**** Data excerpt

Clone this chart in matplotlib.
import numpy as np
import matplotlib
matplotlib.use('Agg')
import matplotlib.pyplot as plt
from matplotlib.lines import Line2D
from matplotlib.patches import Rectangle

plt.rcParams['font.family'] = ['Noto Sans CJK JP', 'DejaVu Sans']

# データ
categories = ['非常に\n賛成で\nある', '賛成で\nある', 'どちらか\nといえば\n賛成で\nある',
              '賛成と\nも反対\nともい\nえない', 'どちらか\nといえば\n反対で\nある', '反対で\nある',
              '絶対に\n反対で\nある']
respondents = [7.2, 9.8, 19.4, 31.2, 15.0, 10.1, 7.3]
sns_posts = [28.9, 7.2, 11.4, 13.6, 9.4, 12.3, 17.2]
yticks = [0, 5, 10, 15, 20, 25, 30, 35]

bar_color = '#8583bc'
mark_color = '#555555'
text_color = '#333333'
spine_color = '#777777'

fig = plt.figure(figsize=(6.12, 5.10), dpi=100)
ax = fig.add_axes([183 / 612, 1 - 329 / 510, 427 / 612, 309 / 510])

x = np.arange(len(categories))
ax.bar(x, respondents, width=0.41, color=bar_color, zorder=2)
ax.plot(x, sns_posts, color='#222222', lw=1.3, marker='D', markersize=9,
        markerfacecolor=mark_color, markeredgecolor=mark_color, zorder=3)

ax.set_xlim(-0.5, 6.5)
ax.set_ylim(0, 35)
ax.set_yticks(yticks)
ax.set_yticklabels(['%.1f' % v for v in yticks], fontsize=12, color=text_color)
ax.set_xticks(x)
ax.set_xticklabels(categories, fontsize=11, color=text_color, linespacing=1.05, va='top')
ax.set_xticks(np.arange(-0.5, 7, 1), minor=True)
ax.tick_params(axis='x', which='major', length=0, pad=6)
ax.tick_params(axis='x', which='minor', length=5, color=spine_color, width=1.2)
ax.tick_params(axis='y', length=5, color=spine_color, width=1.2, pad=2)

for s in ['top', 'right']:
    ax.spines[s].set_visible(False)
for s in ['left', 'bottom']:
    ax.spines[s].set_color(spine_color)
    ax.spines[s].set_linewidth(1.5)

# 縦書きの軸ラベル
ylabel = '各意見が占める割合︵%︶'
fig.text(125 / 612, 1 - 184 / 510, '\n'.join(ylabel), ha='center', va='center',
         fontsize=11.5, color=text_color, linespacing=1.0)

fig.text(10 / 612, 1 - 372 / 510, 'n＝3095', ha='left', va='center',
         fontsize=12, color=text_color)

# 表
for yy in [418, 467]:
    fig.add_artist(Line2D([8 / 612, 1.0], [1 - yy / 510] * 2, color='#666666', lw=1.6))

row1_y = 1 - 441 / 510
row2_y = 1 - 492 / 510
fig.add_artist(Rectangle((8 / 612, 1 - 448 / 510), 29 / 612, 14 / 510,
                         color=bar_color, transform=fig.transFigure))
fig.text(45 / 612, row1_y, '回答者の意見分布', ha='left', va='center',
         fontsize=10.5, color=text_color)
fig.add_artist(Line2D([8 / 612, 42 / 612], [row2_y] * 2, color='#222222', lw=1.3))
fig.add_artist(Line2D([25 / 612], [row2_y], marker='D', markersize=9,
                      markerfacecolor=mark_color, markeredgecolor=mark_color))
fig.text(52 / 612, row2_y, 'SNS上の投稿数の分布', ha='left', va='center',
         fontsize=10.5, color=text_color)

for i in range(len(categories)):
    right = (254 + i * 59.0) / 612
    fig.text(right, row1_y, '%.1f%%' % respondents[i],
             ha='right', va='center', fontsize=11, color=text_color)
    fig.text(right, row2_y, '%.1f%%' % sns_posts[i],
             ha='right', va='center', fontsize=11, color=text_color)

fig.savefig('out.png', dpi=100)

********

▶ _Task details_
Using the material above, quote the first line and each line after it, stopping at and including the line that holds "plt.rcParams['font.family'] = ['Noto".

▶ _Exercise response_
Clone this chart in matplotlib.
import numpy as np
import matplotlib
matplotlib.use('Agg')
import matplotlib.pyplot as plt
from matplotlib.lines import Line2D
from matplotlib.patches import Rectangle

plt.rcParams['font.family'] = ['Noto Sans CJK JP', 'DejaVu Sans']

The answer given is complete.